- Work to be completed: Word for word, print each line of the listing below; pictures stay out.

- Source material:
* begin *

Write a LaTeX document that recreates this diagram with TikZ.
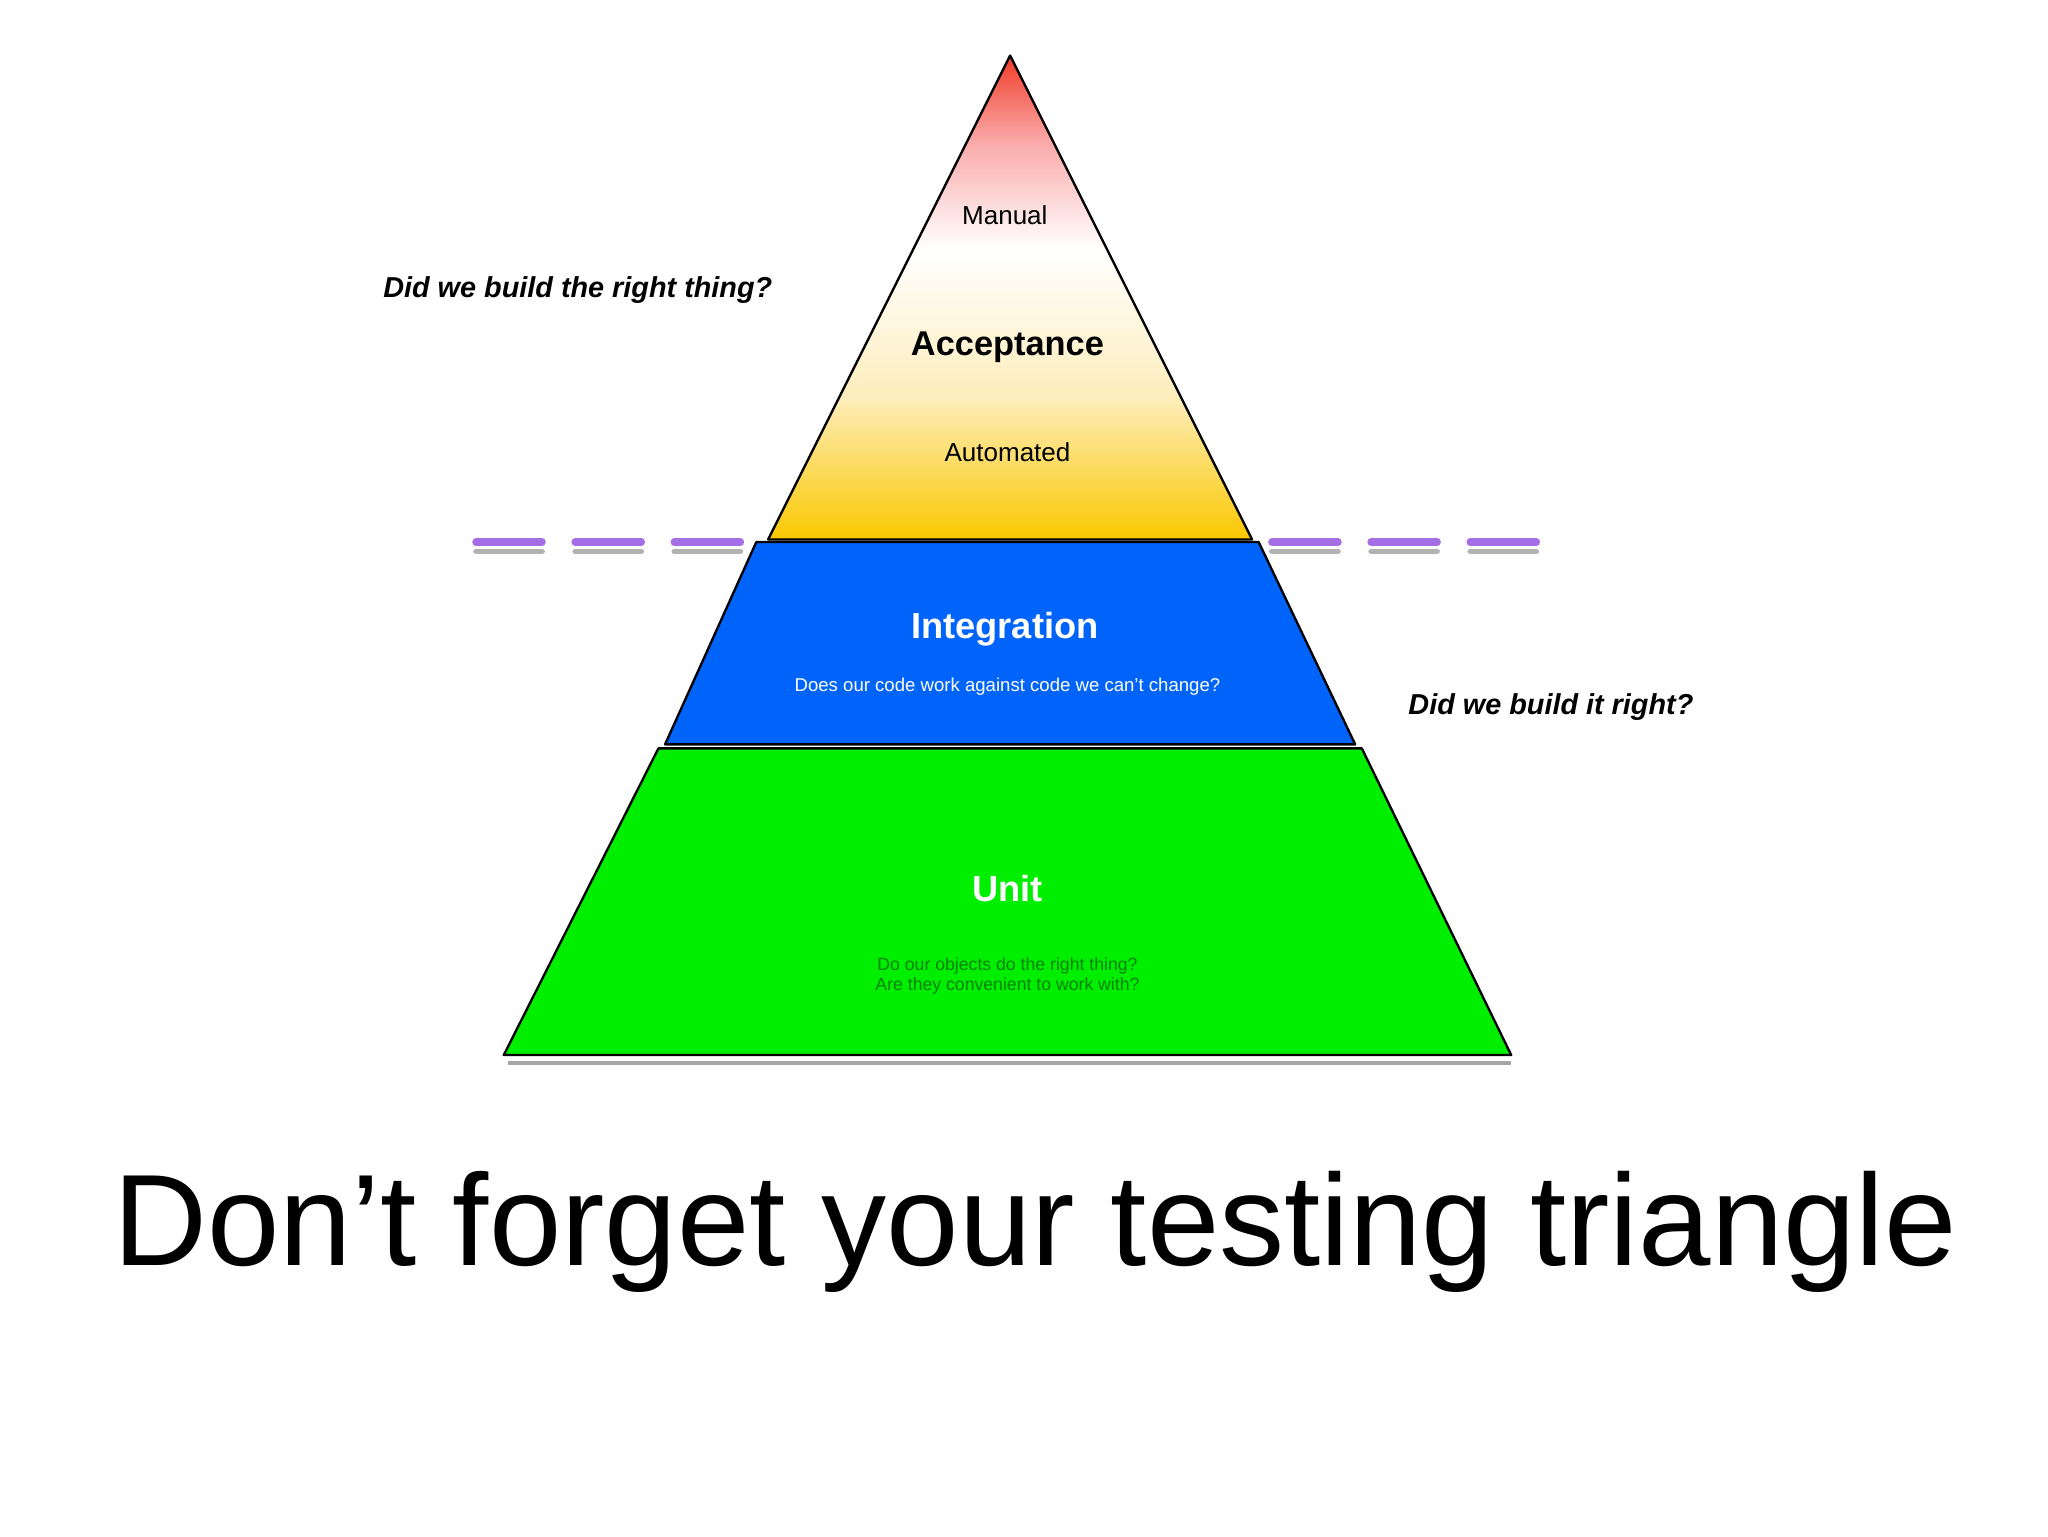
\documentclass[tikz,border=0pt]{standalone}
\usepackage{fontspec}
\setmainfont{Liberation Sans}
\usetikzlibrary{shadows}
\definecolor{gold}{RGB}{250,200,0}
\definecolor{pale}{RGB}{253,238,190}
\definecolor{pink}{RGB}{250,170,170}
\definecolor{tred}{RGB}{240,60,40}
\definecolor{iblue}{RGB}{0,100,250}
\definecolor{ugreen}{RGB}{0,238,0}
\definecolor{dpurple}{RGB}{165,110,230}
\definecolor{ugtext}{RGB}{0,130,0}
\pgfdeclareverticalshading{acc}{100bp}{color(0bp)=(gold); color(25bp)=(gold); color(40bp)=(pale); color(55bp)=(white); color(66bp)=(pink); color(75bp)=(tred); color(100bp)=(tred)}
\newcommand{\fs}[1]{\fontsize{#1}{#1}\selectfont}
\tikzset{
  layer/.style={draw=black, line width=2.5pt, line join=round},
  dashseg/.style={draw=dpurple, line width=8pt, line cap=round},
  dashshadow/.style={draw=gray!60, line width=6pt, line cap=round},
  lbl/.style={inner sep=0pt, anchor=center}
}
\begin{document}
\begin{tikzpicture}[x=0.05cm,y=-0.05cm]
\useasboundingbox (0,0) rectangle (1549,1162);
\fill[white] (0,0) rectangle (1549,1162);
% shadow under pyramid
\draw[gray!70, line width=5pt] (384,804) -- (1143,804);
% layers
\path[layer, shading=acc] (764,42) -- (947,408) -- (581,408) -- cycle;
\path[layer, fill=iblue] (572,410) -- (952,410) -- (1025,563) -- (503,563) -- cycle;
\path[layer, fill=ugreen] (498,566) -- (1030,566) -- (1143,798) -- (381,798) -- cycle;
% dashes
\foreach \a/\b [count=\i] in {360/410,435/485,510/560,962/1012,1037/1087,1112/1162}{
  \coordinate (s\i) at (\a,417); \coordinate (e\i) at (\b,417);
  \draw[dashshadow] (s\i) -- (e\i);
  \coordinate (ds\i) at (\a,410); \coordinate (de\i) at (\b,410);
  \draw[dashseg] (ds\i) -- (de\i);
}
% texts
\node[lbl] (manual) at (760,163) {\fs{28}Manual};
\node[lbl] (acc) at (762,263) {\fs{37}\bfseries Acceptance};
\node[lbl] (auto) at (762,342) {\fs{28}Automated};
\node[lbl, text=white] (integ) at (760,476) {\fs{39}\bfseries Integration};
\node[lbl, text=white] (integq) at (762,519) {\fs{20}Does our code work against code we can’t change?};
\node[lbl, text=white] (unit) at (762,672) {\fs{39}\bfseries Unit};
\node[lbl, text=ugtext, align=center] (unitq) at (762,738) {\fs{19}Do our objects do the right thing?\\[3pt]\fs{19}Are they convenient to work with?};
\node[lbl] (q1) at (437,219) {\fs{31}\bfseries\itshape Did we build the right thing?};
\node[lbl] (q2) at (1173,535) {\fs{31}\bfseries\itshape Did we build it right?};
\node[lbl] (title) at (783,932) {\fs{140}Don’t forget your testing triangle};
\end{tikzpicture}
\end{document}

* end *

- Exercise result:
Write a LaTeX document that recreates this diagram with TikZ.
\documentclass[tikz,border=0pt]{standalone}
\usepackage{fontspec}
\setmainfont{Liberation Sans}
\usetikzlibrary{shadows}
\definecolor{gold}{RGB}{250,200,0}
\definecolor{pale}{RGB}{253,238,190}
\definecolor{pink}{RGB}{250,170,170}
\definecolor{tred}{RGB}{240,60,40}
\definecolor{iblue}{RGB}{0,100,250}
\definecolor{ugreen}{RGB}{0,238,0}
\definecolor{dpurple}{RGB}{165,110,230}
\definecolor{ugtext}{RGB}{0,130,0}
\pgfdeclareverticalshading{acc}{100bp}{color(0bp)=(gold); color(25bp)=(gold); color(40bp)=(pale); color(55bp)=(white); color(66bp)=(pink); color(75bp)=(tred); color(100bp)=(tred)}
\newcommand{\fs}[1]{\fontsize{#1}{#1}\selectfont}
\tikzset{
  layer/.style={draw=black, line width=2.5pt, line join=round},
  dashseg/.style={draw=dpurple, line width=8pt, line cap=round},
  dashshadow/.style={draw=gray!60, line width=6pt, line cap=round},
  lbl/.style={inner sep=0pt, anchor=center}
}
\begin{document}
\begin{tikzpicture}[x=0.05cm,y=-0.05cm]
\useasboundingbox (0,0) rectangle (1549,1162);
\fill[white] (0,0) rectangle (1549,1162);
% shadow under pyramid
\draw[gray!70, line width=5pt] (384,804) -- (1143,804);
% layers
\path[layer, shading=acc] (764,42) -- (947,408) -- (581,408) -- cycle;
\path[layer, fill=iblue] (572,410) -- (952,410) -- (1025,563) -- (503,563) -- cycle;
\path[layer, fill=ugreen] (498,566) -- (1030,566) -- (1143,798) -- (381,798) -- cycle;
% dashes
\foreach \a/\b [count=\i] in {360/410,435/485,510/560,962/1012,1037/1087,1112/1162}{
  \coordinate (s\i) at (\a,417); \coordinate (e\i) at (\b,417);
  \draw[dashshadow] (s\i) -- (e\i);
  \coordinate (ds\i) at (\a,410); \coordinate (de\i) at (\b,410);
  \draw[dashseg] (ds\i) -- (de\i);
}
% texts
\node[lbl] (manual) at (760,163) {\fs{28}Manual};
\node[lbl] (acc) at (762,263) {\fs{37}\bfseries Acceptance};
\node[lbl] (auto) at (762,342) {\fs{28}Automated};
\node[lbl, text=white] (integ) at (760,476) {\fs{39}\bfseries Integration};
\node[lbl, text=white] (integq) at (762,519) {\fs{20}Does our code work against code we can’t change?};
\node[lbl, text=white] (unit) at (762,672) {\fs{39}\bfseries Unit};
\node[lbl, text=ugtext, align=center] (unitq) at (762,738) {\fs{19}Do our objects do the right thing?\\[3pt]\fs{19}Are they convenient to work with?};
\node[lbl] (q1) at (437,219) {\fs{31}\bfseries\itshape Did we build the right thing?};
\node[lbl] (q2) at (1173,535) {\fs{31}\bfseries\itshape Did we build it right?};
\node[lbl] (title) at (783,932) {\fs{140}Don’t forget your testing triangle};
\end{tikzpicture}
\end{document}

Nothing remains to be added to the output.